Melancolía. Tal vez una poderosa astenia primaveral me invade: lo mío es el otoño, está claro. No obstante, no quiero hacer de este blog una especie de “rincón de la subjetividad”. Pero sólo desde ella, desde la subjetividad de mi “yo”, ciertamente puedo a veces apartarme de la mortalmente gélida actualidad política.
Que nadie se engañe, este blog nació con vocación de hablar de “la actualidad desde la Filosofía”. Pero dicha disciplina, vital para algunos como quien firma aquí mismo, es lo suficientemente amplia de miras como para saber salirse del encorsetamiento diario, del chaparrón cotidiano de titulares “exclusivos” y de la inagotable sinvergonzonería de “políticos ¿profesionales?”.
Así, hoy, aquí, delante de la pantalla de mi ordenador, siento la melancólica sensación que sólo el añorar a algo o a alguien, puede a uno invadir. En mi caso: la inigualable lectura, por casualidad, de los autores clásicos, empezando antes por un difícil libro recogido de la mesa de mi hermana –ella que sí estudiaba aplicadamente- en un día de asueto de la fábrica donde malgasté años. El libro rezaba en su título como sigue:
“Así habló Zaratustra”.
Y lo mejor de todo con mucho fue que, tras años sin estudiar por mi mala cabeza, lo entendía: aquel sombrío autor que escribía a “golpe de martillo”, como a gritos, avisando de lo que se avecinaba en una Alemania corroída ya por un incipientísimo nacionalismo antisemita, me envolvió literalmente.
Es el mismo decimonónico autor el que me lleva ahora, tras mi jornada laboral, a recordar por qué y de qué manera la intuición me llevara a coger aquel libro maldito: ¡y todos los que le siguieron, incluidos los académicos!
Aquel ramalazo de lucidez a mis 21 años en un caluroso verano de hace ya 16 años, todo comenzó con un intempestivo que escribía a la manera del “oscuro” Heráclito: Friedrich Wilhelm Nietzsche.
Así, hoy, recuerdo, añoro, rememoro la definición que en su obra “Más allá del bien y del mal” daba el filósofo enfermo y solitario, tan ducho en subir a altísimas cumbres, como a descender a insondables valles:
«Un filósofo: es alguien que constantemente vive, oye, sospecha, espera, sueña cosas extraordinarias; alguien al que sus propios pensamientos lo golpean como desde fuera, como desde arriba y desde abajo, constituyendo su especie peculiar de acontecimientos y rayos; acaso él mismo sea una tempestad que camina grávida de nuevos rayos; un hombre fatal, rodeado siempre de truenos y gruñidos y aullidos y acontecimientos inquietantes.
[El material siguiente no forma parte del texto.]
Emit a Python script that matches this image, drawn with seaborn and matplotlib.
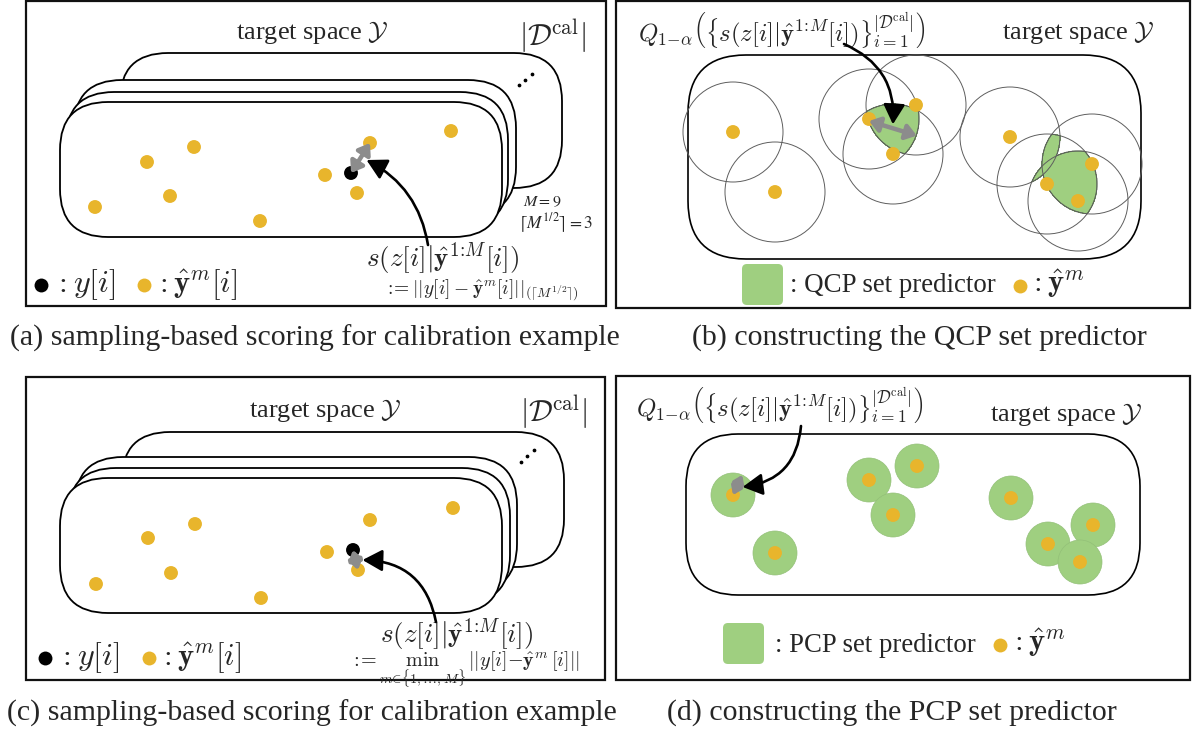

Un filósofo: ay, un ser que con frecuencia huye de sí mismo, que con frecuencia tiene miedo de sí -pero que es demasiado curioso para no «volver a sí» una y otra vez…»
Eso, y nada más, es ser filósofo: la amargura de saber que la curiosidad no mata, sino que al contrario, nos da vida. Que volver a entendernos a nosotros mismos es hacerlo para con los demás. Que los resultados no son siempre –casi nunca- idílicas bondadosas respuestas. La de querer llegar, al fin, al núcleo mismo de la condición humana: hedionda las más de las veces.
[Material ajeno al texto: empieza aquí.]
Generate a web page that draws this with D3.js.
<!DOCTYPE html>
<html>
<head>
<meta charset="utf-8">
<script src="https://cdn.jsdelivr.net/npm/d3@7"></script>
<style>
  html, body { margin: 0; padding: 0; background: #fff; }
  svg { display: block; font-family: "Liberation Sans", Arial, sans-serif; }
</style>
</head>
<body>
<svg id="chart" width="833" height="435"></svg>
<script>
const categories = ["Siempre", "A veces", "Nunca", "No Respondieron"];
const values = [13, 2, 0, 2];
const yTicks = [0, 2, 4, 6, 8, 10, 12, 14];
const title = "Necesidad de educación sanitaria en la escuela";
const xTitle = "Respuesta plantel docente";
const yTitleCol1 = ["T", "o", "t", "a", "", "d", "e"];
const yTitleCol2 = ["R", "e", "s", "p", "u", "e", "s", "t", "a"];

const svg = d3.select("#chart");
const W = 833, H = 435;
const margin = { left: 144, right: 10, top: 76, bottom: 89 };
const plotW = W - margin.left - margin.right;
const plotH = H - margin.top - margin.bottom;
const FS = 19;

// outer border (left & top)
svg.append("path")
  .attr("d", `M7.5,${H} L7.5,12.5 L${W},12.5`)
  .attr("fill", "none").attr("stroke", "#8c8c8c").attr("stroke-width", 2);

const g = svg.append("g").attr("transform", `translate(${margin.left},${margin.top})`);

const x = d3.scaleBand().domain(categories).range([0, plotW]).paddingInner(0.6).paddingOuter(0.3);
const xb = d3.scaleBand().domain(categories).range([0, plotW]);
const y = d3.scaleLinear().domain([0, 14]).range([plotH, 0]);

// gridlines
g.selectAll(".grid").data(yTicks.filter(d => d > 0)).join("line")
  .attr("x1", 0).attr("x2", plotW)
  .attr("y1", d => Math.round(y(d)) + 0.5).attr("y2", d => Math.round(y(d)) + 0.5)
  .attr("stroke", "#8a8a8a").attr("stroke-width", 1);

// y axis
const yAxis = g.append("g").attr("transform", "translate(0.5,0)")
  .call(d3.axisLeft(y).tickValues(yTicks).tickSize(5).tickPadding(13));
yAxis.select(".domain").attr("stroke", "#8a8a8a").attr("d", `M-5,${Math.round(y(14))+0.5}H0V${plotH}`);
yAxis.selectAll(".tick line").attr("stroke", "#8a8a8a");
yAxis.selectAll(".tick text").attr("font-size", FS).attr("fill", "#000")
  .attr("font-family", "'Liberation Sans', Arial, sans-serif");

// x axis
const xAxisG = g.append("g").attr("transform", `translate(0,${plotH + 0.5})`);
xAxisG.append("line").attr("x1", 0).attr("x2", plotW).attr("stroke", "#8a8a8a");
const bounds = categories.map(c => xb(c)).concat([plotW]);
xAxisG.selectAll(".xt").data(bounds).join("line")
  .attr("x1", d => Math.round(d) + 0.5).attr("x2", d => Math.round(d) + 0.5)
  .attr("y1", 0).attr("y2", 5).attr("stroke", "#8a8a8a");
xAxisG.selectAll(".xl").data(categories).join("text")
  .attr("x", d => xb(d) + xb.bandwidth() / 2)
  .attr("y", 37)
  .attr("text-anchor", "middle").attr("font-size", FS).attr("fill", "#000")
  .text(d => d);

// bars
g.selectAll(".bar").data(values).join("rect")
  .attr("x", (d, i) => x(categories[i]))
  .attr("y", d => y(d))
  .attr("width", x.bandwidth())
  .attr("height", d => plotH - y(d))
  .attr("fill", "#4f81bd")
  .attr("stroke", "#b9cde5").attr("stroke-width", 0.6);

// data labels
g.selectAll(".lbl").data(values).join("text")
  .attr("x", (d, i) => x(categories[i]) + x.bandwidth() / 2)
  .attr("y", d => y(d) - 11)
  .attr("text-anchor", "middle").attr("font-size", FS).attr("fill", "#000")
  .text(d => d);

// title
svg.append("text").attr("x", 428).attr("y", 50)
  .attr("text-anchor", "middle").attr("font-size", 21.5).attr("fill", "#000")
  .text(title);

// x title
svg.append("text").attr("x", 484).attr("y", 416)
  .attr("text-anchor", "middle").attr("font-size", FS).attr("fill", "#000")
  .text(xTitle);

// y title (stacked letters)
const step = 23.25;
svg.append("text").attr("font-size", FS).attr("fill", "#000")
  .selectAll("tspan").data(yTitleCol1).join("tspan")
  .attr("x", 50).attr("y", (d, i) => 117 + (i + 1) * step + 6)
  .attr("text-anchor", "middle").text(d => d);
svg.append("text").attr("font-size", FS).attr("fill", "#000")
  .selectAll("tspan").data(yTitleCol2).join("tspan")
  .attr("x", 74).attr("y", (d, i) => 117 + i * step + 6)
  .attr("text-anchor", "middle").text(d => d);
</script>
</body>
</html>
Ser filósofo es hacerse al dolor: no creer en idílicos patrones. Ver la realidad a través de los sentidos: palpar el hecho de que la vida es grandiosa para tamaños raros y contradictorios seres como los humanos.
Es añorar el principio que ya no vuelve, que ya no volverá.
Imagen: «La muerte de Sócrates«, del pintor francés David, terminado en 1787: la siniestra paradoja del elegir entre mantener o no los descubrimientos -enojosos para los doctrinarios- de un filósofo, en este caso a vida o muerte.